DATA SUPPLIED »
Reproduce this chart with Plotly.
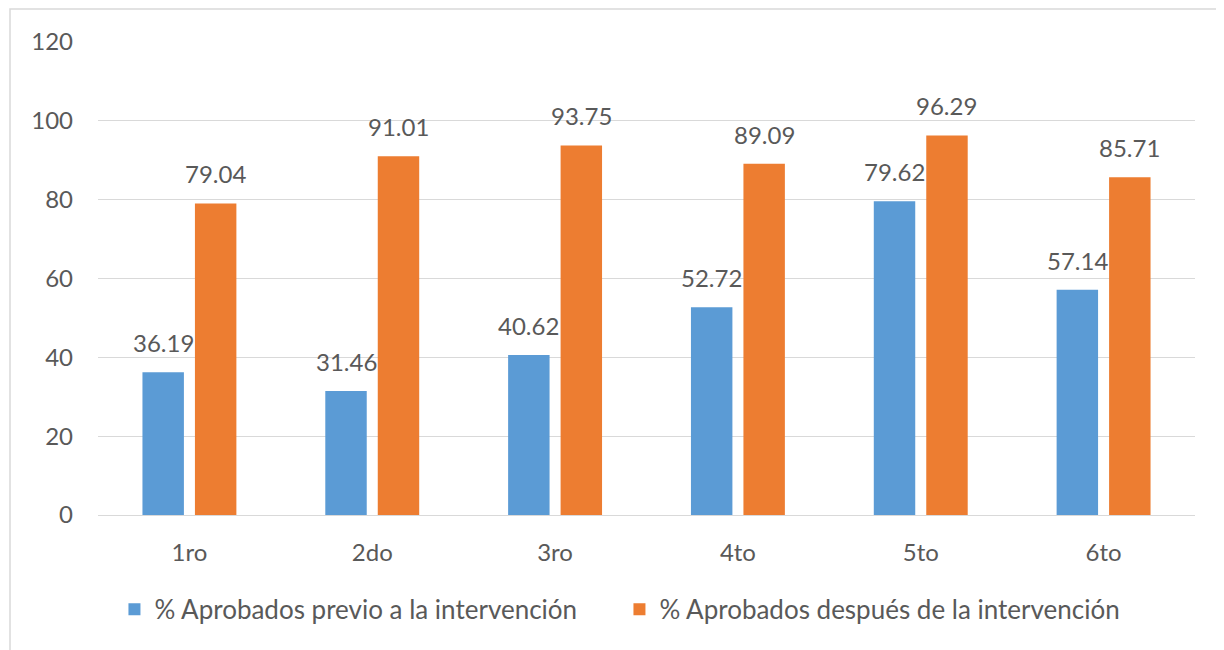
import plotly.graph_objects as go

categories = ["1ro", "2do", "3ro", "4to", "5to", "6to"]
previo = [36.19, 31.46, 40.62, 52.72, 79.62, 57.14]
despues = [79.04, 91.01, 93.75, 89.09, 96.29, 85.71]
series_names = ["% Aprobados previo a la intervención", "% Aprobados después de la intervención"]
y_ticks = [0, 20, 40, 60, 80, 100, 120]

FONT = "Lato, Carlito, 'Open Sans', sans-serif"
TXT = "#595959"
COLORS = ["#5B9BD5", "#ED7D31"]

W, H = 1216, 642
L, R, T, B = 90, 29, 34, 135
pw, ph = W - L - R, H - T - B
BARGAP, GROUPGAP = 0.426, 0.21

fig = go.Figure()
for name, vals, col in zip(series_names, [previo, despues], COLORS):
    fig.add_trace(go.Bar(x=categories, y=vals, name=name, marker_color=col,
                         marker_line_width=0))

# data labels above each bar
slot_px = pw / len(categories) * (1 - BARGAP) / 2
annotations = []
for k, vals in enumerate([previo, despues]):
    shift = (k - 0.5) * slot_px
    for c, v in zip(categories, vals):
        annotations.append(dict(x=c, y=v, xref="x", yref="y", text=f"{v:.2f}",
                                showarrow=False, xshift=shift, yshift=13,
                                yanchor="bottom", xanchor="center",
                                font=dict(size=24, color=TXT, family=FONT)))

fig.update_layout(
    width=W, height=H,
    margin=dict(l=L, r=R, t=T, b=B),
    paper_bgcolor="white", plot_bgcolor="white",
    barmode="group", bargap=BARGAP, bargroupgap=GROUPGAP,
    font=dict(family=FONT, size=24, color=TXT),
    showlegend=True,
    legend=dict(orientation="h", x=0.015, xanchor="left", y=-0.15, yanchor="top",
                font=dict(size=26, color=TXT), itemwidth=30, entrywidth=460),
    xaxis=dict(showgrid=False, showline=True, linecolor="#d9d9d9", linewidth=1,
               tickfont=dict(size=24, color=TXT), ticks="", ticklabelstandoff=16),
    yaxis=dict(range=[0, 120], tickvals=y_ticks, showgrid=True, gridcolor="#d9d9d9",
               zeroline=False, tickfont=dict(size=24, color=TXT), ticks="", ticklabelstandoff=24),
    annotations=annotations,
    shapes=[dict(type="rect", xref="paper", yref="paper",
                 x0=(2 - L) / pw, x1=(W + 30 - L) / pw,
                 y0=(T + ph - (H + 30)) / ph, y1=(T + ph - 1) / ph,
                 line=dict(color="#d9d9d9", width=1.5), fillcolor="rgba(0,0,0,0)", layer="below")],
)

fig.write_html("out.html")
--
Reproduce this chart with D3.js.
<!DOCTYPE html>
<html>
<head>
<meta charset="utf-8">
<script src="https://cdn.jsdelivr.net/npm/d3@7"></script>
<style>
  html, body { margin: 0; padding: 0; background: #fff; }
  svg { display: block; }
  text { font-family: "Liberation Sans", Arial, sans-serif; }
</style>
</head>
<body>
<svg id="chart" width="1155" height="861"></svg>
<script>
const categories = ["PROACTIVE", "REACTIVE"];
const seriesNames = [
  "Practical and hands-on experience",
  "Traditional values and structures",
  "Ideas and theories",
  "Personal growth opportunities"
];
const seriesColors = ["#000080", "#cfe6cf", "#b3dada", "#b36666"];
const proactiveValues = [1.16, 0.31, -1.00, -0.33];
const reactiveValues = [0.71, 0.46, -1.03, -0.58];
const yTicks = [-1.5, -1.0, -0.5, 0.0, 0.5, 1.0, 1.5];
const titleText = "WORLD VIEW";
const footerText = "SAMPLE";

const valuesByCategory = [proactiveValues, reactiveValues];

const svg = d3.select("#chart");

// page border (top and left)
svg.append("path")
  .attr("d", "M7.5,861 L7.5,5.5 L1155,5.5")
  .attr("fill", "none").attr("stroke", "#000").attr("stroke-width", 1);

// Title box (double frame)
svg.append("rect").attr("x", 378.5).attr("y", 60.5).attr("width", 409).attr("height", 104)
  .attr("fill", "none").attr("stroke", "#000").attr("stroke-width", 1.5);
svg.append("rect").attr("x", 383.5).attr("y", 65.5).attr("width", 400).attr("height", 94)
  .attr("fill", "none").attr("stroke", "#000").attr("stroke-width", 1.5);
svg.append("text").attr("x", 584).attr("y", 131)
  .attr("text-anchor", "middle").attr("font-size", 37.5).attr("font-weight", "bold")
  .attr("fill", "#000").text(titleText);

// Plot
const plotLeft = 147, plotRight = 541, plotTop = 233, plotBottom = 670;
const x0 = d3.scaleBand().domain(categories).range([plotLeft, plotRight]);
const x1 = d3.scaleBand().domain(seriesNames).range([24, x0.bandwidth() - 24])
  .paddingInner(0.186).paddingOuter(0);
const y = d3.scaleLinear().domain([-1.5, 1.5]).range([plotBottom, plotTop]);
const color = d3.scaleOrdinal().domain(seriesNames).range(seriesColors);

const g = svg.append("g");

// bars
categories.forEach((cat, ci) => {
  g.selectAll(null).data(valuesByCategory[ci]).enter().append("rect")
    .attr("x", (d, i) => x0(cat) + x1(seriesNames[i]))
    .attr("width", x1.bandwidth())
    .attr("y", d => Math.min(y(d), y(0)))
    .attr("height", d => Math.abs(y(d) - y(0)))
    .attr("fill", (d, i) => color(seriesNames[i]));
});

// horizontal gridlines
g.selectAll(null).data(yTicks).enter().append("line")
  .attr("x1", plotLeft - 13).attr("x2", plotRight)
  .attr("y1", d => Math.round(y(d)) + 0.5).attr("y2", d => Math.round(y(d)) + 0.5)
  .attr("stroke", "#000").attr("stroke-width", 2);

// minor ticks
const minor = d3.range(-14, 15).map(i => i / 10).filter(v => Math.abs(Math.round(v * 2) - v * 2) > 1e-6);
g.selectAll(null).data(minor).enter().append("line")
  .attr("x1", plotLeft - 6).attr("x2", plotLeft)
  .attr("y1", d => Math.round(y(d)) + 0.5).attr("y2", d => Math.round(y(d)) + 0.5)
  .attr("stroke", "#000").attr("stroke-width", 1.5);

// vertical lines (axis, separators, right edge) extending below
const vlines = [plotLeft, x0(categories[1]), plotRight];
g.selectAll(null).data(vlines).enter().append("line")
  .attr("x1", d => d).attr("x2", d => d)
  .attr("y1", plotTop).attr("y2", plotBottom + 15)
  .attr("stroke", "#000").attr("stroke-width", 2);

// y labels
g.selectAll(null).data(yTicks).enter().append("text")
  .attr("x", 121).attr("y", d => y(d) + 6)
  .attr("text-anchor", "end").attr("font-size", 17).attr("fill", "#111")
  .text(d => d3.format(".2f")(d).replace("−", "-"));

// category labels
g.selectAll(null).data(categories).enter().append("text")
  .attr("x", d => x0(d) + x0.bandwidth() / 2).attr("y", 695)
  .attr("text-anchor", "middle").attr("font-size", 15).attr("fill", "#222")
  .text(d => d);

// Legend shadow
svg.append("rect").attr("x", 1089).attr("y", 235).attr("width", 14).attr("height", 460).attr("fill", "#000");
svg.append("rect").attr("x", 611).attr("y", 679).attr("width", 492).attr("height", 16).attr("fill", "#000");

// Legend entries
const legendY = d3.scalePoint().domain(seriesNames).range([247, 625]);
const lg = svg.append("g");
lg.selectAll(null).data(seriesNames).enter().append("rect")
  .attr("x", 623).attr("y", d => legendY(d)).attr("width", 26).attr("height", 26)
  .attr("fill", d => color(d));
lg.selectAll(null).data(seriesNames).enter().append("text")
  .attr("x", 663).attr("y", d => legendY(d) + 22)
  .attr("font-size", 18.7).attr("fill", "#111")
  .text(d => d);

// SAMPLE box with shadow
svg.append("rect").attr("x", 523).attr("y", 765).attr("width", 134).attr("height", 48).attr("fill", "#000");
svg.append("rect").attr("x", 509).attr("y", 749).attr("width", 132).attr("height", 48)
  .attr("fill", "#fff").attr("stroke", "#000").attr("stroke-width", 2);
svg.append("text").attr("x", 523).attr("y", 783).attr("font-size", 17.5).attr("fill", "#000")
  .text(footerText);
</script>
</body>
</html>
==
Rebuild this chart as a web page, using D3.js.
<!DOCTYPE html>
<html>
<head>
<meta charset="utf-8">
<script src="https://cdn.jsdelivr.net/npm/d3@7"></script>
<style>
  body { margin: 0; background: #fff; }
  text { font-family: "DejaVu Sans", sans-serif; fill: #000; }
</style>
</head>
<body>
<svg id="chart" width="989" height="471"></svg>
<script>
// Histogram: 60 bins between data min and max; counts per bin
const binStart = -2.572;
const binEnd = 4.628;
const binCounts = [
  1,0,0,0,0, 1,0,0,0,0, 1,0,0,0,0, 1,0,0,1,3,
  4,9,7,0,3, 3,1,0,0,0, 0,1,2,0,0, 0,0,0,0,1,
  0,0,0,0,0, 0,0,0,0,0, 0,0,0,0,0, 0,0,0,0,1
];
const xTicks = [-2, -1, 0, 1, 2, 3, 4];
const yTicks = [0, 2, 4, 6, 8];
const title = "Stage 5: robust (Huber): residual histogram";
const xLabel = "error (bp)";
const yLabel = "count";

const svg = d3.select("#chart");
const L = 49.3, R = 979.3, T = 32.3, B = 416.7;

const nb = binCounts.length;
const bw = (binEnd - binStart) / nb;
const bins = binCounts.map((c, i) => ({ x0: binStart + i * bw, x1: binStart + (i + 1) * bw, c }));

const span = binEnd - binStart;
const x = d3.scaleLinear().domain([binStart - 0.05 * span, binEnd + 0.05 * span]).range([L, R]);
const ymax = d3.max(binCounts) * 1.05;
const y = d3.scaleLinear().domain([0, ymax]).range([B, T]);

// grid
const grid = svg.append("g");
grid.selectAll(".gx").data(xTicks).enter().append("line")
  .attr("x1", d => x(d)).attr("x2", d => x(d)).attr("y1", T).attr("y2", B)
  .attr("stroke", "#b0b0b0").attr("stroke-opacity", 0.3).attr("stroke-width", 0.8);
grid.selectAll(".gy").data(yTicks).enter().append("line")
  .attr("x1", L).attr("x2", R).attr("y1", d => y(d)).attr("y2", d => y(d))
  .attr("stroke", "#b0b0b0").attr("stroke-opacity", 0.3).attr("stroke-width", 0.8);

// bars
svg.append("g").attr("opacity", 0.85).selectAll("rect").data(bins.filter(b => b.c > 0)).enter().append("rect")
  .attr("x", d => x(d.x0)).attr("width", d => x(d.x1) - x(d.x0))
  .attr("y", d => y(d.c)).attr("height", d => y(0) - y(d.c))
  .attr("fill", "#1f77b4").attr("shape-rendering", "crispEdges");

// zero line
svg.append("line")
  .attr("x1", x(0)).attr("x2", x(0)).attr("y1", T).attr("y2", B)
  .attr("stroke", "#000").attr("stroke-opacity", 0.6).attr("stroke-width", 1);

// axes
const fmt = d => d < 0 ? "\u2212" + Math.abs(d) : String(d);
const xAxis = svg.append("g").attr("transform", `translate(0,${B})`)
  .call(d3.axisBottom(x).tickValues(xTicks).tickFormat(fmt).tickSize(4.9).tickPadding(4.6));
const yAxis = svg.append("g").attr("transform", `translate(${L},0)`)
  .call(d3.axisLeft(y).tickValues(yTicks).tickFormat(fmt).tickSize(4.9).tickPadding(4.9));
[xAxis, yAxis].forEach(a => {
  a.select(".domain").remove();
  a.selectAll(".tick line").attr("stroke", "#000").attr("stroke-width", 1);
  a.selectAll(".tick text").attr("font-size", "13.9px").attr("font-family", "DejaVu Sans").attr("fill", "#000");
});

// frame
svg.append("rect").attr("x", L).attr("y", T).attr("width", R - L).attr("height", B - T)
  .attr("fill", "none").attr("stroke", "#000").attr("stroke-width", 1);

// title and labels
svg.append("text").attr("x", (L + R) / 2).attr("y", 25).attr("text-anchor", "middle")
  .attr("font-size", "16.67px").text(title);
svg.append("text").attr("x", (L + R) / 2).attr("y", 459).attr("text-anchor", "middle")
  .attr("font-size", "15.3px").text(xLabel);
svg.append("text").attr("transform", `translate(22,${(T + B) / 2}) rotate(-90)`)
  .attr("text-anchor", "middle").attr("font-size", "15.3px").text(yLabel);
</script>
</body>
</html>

STATED EXERCISE » Omit all pictures, then copy the lines between the ones holding "Reproduce this chart with Plotly." and "marker_line_width=0))", inclusive.

ANSWER TO THE TASK »
Reproduce this chart with Plotly.
import plotly.graph_objects as go

categories = ["1ro", "2do", "3ro", "4to", "5to", "6to"]
previo = [36.19, 31.46, 40.62, 52.72, 79.62, 57.14]
despues = [79.04, 91.01, 93.75, 89.09, 96.29, 85.71]
series_names = ["% Aprobados previo a la intervención", "% Aprobados después de la intervención"]
y_ticks = [0, 20, 40, 60, 80, 100, 120]

FONT = "Lato, Carlito, 'Open Sans', sans-serif"
TXT = "#595959"
COLORS = ["#5B9BD5", "#ED7D31"]

W, H = 1216, 642
L, R, T, B = 90, 29, 34, 135
pw, ph = W - L - R, H - T - B
BARGAP, GROUPGAP = 0.426, 0.21

fig = go.Figure()
for name, vals, col in zip(series_names, [previo, despues], COLORS):
    fig.add_trace(go.Bar(x=categories, y=vals, name=name, marker_color=col,
                         marker_line_width=0))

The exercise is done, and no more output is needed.